Objective
Begin at the first line of the data and copy each line through the one containing "meses = list(range(0, 73, 2)) + [73]", that line included, with no pictures.

===

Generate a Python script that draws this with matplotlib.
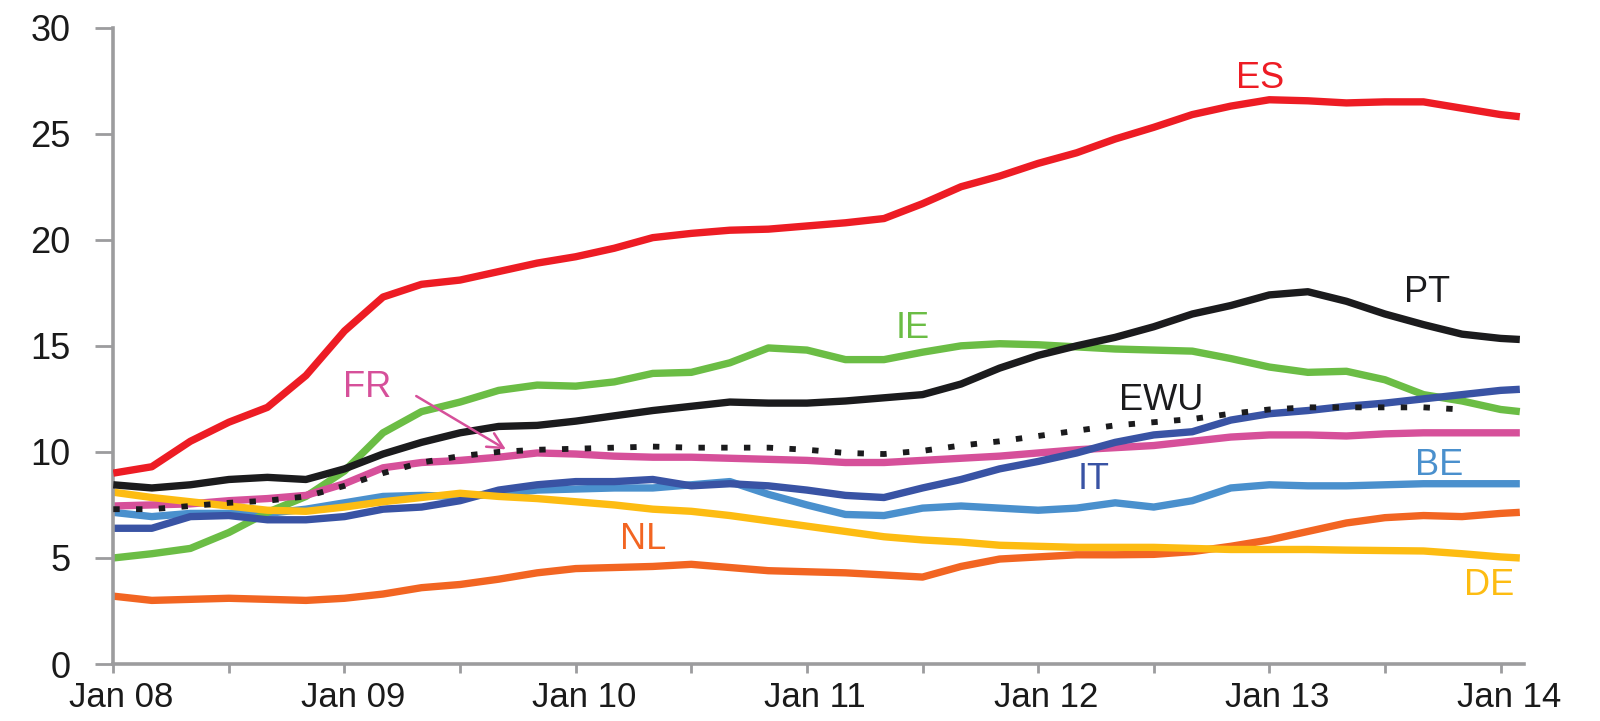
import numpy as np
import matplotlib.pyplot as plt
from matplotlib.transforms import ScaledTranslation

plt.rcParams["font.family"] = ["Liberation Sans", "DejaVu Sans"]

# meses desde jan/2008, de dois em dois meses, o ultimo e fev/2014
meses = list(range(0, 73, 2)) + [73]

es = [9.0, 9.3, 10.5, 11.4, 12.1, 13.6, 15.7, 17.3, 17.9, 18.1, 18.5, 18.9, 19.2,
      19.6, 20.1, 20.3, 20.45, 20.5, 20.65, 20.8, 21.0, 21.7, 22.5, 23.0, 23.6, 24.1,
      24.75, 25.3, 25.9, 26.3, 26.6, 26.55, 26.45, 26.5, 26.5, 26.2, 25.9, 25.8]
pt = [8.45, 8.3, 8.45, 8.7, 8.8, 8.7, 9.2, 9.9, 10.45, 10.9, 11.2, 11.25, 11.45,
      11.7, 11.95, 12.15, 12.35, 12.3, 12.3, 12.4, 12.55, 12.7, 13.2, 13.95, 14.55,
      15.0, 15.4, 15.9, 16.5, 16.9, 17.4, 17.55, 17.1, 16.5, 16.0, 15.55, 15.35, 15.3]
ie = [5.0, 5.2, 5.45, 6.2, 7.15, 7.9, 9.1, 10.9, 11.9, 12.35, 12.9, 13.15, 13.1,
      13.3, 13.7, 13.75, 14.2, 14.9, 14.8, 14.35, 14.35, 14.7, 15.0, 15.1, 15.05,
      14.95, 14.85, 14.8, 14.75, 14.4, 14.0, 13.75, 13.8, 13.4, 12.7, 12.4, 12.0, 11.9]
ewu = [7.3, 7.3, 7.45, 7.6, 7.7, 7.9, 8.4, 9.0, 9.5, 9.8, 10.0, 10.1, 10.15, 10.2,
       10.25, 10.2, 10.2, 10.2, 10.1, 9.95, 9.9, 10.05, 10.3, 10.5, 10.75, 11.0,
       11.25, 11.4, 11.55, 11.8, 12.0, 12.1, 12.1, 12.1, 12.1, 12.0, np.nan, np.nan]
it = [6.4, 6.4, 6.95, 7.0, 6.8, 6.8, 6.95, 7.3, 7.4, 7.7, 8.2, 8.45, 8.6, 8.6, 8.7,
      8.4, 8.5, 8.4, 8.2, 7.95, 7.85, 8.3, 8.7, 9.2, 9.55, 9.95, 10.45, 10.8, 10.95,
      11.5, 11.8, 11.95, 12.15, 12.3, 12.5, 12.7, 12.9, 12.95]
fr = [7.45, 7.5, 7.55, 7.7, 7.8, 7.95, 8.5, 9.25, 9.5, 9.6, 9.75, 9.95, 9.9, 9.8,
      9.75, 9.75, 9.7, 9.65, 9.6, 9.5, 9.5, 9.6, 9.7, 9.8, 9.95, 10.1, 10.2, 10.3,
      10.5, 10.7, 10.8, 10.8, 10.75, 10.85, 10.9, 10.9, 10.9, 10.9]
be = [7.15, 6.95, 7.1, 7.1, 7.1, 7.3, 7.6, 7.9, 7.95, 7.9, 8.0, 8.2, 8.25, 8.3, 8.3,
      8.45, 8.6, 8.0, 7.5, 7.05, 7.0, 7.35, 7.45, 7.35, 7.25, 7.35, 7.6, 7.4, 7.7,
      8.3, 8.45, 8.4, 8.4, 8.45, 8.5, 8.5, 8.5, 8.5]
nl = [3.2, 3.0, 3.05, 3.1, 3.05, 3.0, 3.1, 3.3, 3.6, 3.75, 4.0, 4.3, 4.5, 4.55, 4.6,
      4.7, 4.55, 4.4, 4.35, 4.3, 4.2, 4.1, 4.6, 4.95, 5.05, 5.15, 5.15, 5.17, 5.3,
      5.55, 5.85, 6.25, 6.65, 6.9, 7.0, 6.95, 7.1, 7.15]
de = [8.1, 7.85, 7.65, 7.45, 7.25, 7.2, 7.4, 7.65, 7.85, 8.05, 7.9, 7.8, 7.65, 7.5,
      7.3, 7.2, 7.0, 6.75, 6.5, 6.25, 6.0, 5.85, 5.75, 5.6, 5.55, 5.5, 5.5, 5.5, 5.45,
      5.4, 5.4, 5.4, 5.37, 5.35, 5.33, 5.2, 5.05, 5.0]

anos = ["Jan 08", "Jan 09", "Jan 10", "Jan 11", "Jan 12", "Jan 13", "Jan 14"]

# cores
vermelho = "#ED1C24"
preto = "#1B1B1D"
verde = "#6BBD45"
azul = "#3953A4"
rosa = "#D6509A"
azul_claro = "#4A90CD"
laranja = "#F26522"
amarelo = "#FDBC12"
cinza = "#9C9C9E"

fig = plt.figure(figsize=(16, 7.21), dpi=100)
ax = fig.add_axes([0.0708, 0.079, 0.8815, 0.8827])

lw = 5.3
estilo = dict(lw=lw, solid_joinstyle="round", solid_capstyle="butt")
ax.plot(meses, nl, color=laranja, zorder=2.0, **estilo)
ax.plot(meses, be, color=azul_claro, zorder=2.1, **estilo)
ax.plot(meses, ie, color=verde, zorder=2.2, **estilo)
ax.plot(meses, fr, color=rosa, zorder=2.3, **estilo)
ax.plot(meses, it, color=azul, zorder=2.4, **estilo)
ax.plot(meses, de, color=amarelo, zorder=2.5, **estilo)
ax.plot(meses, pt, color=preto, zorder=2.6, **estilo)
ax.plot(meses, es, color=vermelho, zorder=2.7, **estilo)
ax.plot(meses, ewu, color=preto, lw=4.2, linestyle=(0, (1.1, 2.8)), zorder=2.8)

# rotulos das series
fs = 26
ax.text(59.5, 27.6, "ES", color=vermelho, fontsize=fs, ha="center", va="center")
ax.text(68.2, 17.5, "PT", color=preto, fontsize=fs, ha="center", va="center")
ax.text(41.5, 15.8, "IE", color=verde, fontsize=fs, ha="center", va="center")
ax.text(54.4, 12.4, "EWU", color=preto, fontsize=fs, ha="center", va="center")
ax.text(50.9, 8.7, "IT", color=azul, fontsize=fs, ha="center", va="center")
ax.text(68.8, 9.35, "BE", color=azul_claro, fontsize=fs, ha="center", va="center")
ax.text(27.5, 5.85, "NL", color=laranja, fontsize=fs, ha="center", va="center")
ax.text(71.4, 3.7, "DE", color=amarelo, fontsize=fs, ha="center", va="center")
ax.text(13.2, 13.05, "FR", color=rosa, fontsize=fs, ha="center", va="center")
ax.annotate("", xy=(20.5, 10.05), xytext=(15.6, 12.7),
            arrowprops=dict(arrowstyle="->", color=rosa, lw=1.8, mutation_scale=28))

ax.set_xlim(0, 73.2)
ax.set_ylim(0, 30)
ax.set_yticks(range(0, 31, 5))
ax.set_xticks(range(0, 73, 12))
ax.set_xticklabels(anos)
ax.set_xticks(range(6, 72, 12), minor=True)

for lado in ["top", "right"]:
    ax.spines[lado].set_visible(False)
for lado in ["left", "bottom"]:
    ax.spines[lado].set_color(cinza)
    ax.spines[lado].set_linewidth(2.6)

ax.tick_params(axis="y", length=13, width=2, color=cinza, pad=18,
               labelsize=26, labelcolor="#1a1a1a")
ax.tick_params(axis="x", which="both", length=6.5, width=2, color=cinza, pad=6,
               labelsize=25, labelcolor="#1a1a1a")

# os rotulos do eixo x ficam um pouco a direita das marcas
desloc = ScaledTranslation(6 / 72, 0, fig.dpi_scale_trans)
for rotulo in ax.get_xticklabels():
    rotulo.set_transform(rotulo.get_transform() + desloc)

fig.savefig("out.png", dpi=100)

===

Written reply
Generate a Python script that draws this with matplotlib.
import numpy as np
import matplotlib.pyplot as plt
from matplotlib.transforms import ScaledTranslation

plt.rcParams["font.family"] = ["Liberation Sans", "DejaVu Sans"]

# meses desde jan/2008, de dois em dois meses, o ultimo e fev/2014
meses = list(range(0, 73, 2)) + [73]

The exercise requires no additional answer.